## Task
Output the material beneath this task exactly, images excluded.

## Recorded information
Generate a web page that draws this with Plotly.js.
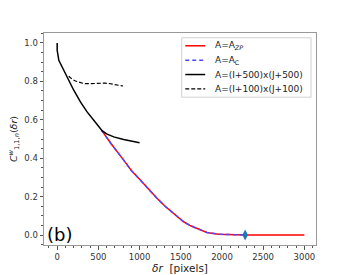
<!DOCTYPE html>
<html><head><meta charset="utf-8">
<script src="https://cdn.plot.ly/plotly-3.0.1.min.js"></script>
<style>body{margin:0;padding:0;background:#fff}#plot{width:352px;height:275px}</style>
</head><body><div id="plot"></div>
<script>
const zpX = [540, 650, 807, 900, 1009, 1110, 1211, 1310, 1413, 1534, 1620, 1696, 1817, 1958, 2100, 2281, 2500, 3000];
const zpY = [0.545, 0.478, 0.39, 0.336, 0.286, 0.237, 0.191, 0.15, 0.113, 0.069, 0.048, 0.033, 0.013, 0.004, 0.001, 0.0, 0.0, 0.0];
const cX = [540, 650, 807, 900, 1009, 1110, 1211, 1310, 1413, 1534, 1620, 1696, 1817, 1958, 2100, 2281];
const cY = [0.545, 0.478, 0.39, 0.336, 0.286, 0.237, 0.191, 0.15, 0.113, 0.069, 0.048, 0.033, 0.013, 0.004, 0.001, 0.0];
const s500X = [0, 0, 20, 80, 141, 201, 282, 363, 444, 525, 545, 600, 686, 807, 900, 1000];
const s500Y = [1.0, 0.962, 0.91, 0.858, 0.806, 0.754, 0.693, 0.641, 0.598, 0.552, 0.543, 0.527, 0.511, 0.497, 0.488, 0.481];
const s100X = [141, 180, 222, 270, 323, 380, 444, 525, 580, 626, 700, 767, 800];
const s100Y = [0.827, 0.812, 0.802, 0.794, 0.789, 0.788, 0.789, 0.792, 0.791, 0.789, 0.784, 0.779, 0.776];
const markX = [2281];
const markY = [0.0];
const xTicks = [0, 500, 1000, 1500, 2000, 2500, 3000];
const yTicks = [0.0, 0.2, 0.4, 0.6, 0.8, 1.0];
const seriesNames = ['A=A<sub><i>ZP</i></sub>', 'A=A<sub>C</sub>', 'A=(I+500)x(J+500)', 'A=(I+100)x(J+100)'];

const styles = [
  {color: '#ff0000', width: 1.5},
  {color: '#4a4aff', width: 1.5, dash: '4px,3px'},
  {color: '#000000', width: 1.5},
  {color: '#000000', width: 1.2, dash: '4px,2px'}
];
const xs = [zpX, cX, s500X, s100X];
const ys = [zpY, cY, s500Y, s100Y];
const traces = xs.map((x, i) => ({x: x, y: ys[i], mode: 'lines', name: seriesNames[i], line: styles[i], showlegend: false}));
traces.push({x: markX, y: markY, mode: 'markers', showlegend: false, marker: {symbol: 'diamond-tall', color: '#1f77b4', size: 8}});

// custom legend (compact, like matplotlib)
const L = {x0: 0.5064, x1: 0.9817, y0: 0.6971, y1: 0.9774, lx0: 0.5193, lx1: 0.5927, tx: 0.622, rows: [0.9397, 0.8714, 0.8041, 0.7367]};
const shapes = [{type: 'rect', xref: 'paper', yref: 'paper', x0: L.x0, x1: L.x1, y0: L.y0, y1: L.y1,
                 line: {color: '#d0d0d0', width: 1}, fillcolor: 'rgba(255,255,255,0.8)'}];
const annotations = [];
seriesNames.forEach((n, i) => {
  shapes.push({type: 'line', xref: 'paper', yref: 'paper', x0: L.lx0, x1: L.lx1, y0: L.rows[i], y1: L.rows[i],
               line: {color: styles[i].color, width: styles[i].width, dash: styles[i].dash || 'solid'}});
  annotations.push({xref: 'paper', yref: 'paper', x: L.tx, y: L.rows[i], xanchor: 'left', yanchor: 'middle',
                    text: n, showarrow: false, font: {size: 9, color: '#222'}});
});
annotations.push({xref: 'paper', yref: 'paper', x: 0.005, y: -0.01, xanchor: 'left', yanchor: 'bottom',
                  text: '(b)', showarrow: false, font: {size: 18, color: '#000'}});

const layout = {
  width: 352, height: 275,
  margin: {l: 43.5, r: 36, t: 32.7, b: 30},
  paper_bgcolor: '#fff', plot_bgcolor: '#fff',
  font: {family: 'DejaVu Sans', size: 8.5, color: '#333'},
  showlegend: false,
  xaxis: {range: [-160, 3141], tickvals: xTicks, ticktext: xTicks.map(String),
          ticks: 'outside', ticklen: 3.5, tickcolor: '#555', showgrid: false, zeroline: false,
          showline: true, linecolor: '#999', linewidth: 1, mirror: true, automargin: false,
          minor: {dtick: 100, tick0: 0, ticks: 'outside', ticklen: 2, tickcolor: '#555'},
          tickfont: {size: 8.5, color: '#333'},
          title: {text: '<i>δr</i>  [pixels]', font: {size: 10.5, color: '#222'}, standoff: 1}},
  yaxis: {range: [-0.052, 1.052], tickvals: yTicks, ticktext: yTicks.map(v => v.toFixed(1)),
          ticks: 'outside', ticklen: 3.5, tickcolor: '#555', showgrid: false, zeroline: false,
          showline: true, linecolor: '#999', linewidth: 1, mirror: true, automargin: false,
          minor: {dtick: 0.05, tick0: 0, ticks: 'outside', ticklen: 2, tickcolor: '#555'},
          tickfont: {size: 8.5, color: '#333'},
          title: {text: '<i>C</i><sup><i>w</i></sup><sub>1,1,<i>n</i></sub>(<i>δr</i>)', font: {size: 9.5, color: '#222'}, standoff: 4}},
  shapes: shapes,
  annotations: annotations
};
Plotly.newPlot('plot', traces, layout, {displayModeBar: false, staticPlot: true});
</script></body></html>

## Answer to the exercise
Generate a web page that draws this with Plotly.js.
<!DOCTYPE html>
<html><head><meta charset="utf-8">
<script src="https://cdn.plot.ly/plotly-3.0.1.min.js"></script>
<style>body{margin:0;padding:0;background:#fff}#plot{width:352px;height:275px}</style>
</head><body><div id="plot"></div>
<script>
const zpX = [540, 650, 807, 900, 1009, 1110, 1211, 1310, 1413, 1534, 1620, 1696, 1817, 1958, 2100, 2281, 2500, 3000];
const zpY = [0.545, 0.478, 0.39, 0.336, 0.286, 0.237, 0.191, 0.15, 0.113, 0.069, 0.048, 0.033, 0.013, 0.004, 0.001, 0.0, 0.0, 0.0];
const cX = [540, 650, 807, 900, 1009, 1110, 1211, 1310, 1413, 1534, 1620, 1696, 1817, 1958, 2100, 2281];
const cY = [0.545, 0.478, 0.39, 0.336, 0.286, 0.237, 0.191, 0.15, 0.113, 0.069, 0.048, 0.033, 0.013, 0.004, 0.001, 0.0];
const s500X = [0, 0, 20, 80, 141, 201, 282, 363, 444, 525, 545, 600, 686, 807, 900, 1000];
const s500Y = [1.0, 0.962, 0.91, 0.858, 0.806, 0.754, 0.693, 0.641, 0.598, 0.552, 0.543, 0.527, 0.511, 0.497, 0.488, 0.481];
const s100X = [141, 180, 222, 270, 323, 380, 444, 525, 580, 626, 700, 767, 800];
const s100Y = [0.827, 0.812, 0.802, 0.794, 0.789, 0.788, 0.789, 0.792, 0.791, 0.789, 0.784, 0.779, 0.776];
const markX = [2281];
const markY = [0.0];
const xTicks = [0, 500, 1000, 1500, 2000, 2500, 3000];
const yTicks = [0.0, 0.2, 0.4, 0.6, 0.8, 1.0];
const seriesNames = ['A=A<sub><i>ZP</i></sub>', 'A=A<sub>C</sub>', 'A=(I+500)x(J+500)', 'A=(I+100)x(J+100)'];

const styles = [
  {color: '#ff0000', width: 1.5},
  {color: '#4a4aff', width: 1.5, dash: '4px,3px'},
  {color: '#000000', width: 1.5},
  {color: '#000000', width: 1.2, dash: '4px,2px'}
];
const xs = [zpX, cX, s500X, s100X];
const ys = [zpY, cY, s500Y, s100Y];
const traces = xs.map((x, i) => ({x: x, y: ys[i], mode: 'lines', name: seriesNames[i], line: styles[i], showlegend: false}));
traces.push({x: markX, y: markY, mode: 'markers', showlegend: false, marker: {symbol: 'diamond-tall', color: '#1f77b4', size: 8}});

// custom legend (compact, like matplotlib)
const L = {x0: 0.5064, x1: 0.9817, y0: 0.6971, y1: 0.9774, lx0: 0.5193, lx1: 0.5927, tx: 0.622, rows: [0.9397, 0.8714, 0.8041, 0.7367]};
const shapes = [{type: 'rect', xref: 'paper', yref: 'paper', x0: L.x0, x1: L.x1, y0: L.y0, y1: L.y1,
                 line: {color: '#d0d0d0', width: 1}, fillcolor: 'rgba(255,255,255,0.8)'}];
const annotations = [];
seriesNames.forEach((n, i) => {
  shapes.push({type: 'line', xref: 'paper', yref: 'paper', x0: L.lx0, x1: L.lx1, y0: L.rows[i], y1: L.rows[i],
               line: {color: styles[i].color, width: styles[i].width, dash: styles[i].dash || 'solid'}});
  annotations.push({xref: 'paper', yref: 'paper', x: L.tx, y: L.rows[i], xanchor: 'left', yanchor: 'middle',
                    text: n, showarrow: false, font: {size: 9, color: '#222'}});
});
annotations.push({xref: 'paper', yref: 'paper', x: 0.005, y: -0.01, xanchor: 'left', yanchor: 'bottom',
                  text: '(b)', showarrow: false, font: {size: 18, color: '#000'}});

const layout = {
  width: 352, height: 275,
  margin: {l: 43.5, r: 36, t: 32.7, b: 30},
  paper_bgcolor: '#fff', plot_bgcolor: '#fff',
  font: {family: 'DejaVu Sans', size: 8.5, color: '#333'},
  showlegend: false,
  xaxis: {range: [-160, 3141], tickvals: xTicks, ticktext: xTicks.map(String),
          ticks: 'outside', ticklen: 3.5, tickcolor: '#555', showgrid: false, zeroline: false,
          showline: true, linecolor: '#999', linewidth: 1, mirror: true, automargin: false,
          minor: {dtick: 100, tick0: 0, ticks: 'outside', ticklen: 2, tickcolor: '#555'},
          tickfont: {size: 8.5, color: '#333'},
          title: {text: '<i>δr</i>  [pixels]', font: {size: 10.5, color: '#222'}, standoff: 1}},
  yaxis: {range: [-0.052, 1.052], tickvals: yTicks, ticktext: yTicks.map(v => v.toFixed(1)),
          ticks: 'outside', ticklen: 3.5, tickcolor: '#555', showgrid: false, zeroline: false,
          showline: true, linecolor: '#999', linewidth: 1, mirror: true, automargin: false,
          minor: {dtick: 0.05, tick0: 0, ticks: 'outside', ticklen: 2, tickcolor: '#555'},
          tickfont: {size: 8.5, color: '#333'},
          title: {text: '<i>C</i><sup><i>w</i></sup><sub>1,1,<i>n</i></sub>(<i>δr</i>)', font: {size: 9.5, color: '#222'}, standoff: 4}},
  shapes: shapes,
  annotations: annotations
};
Plotly.newPlot('plot', traces, layout, {displayModeBar: false, staticPlot: true});
</script></body></html>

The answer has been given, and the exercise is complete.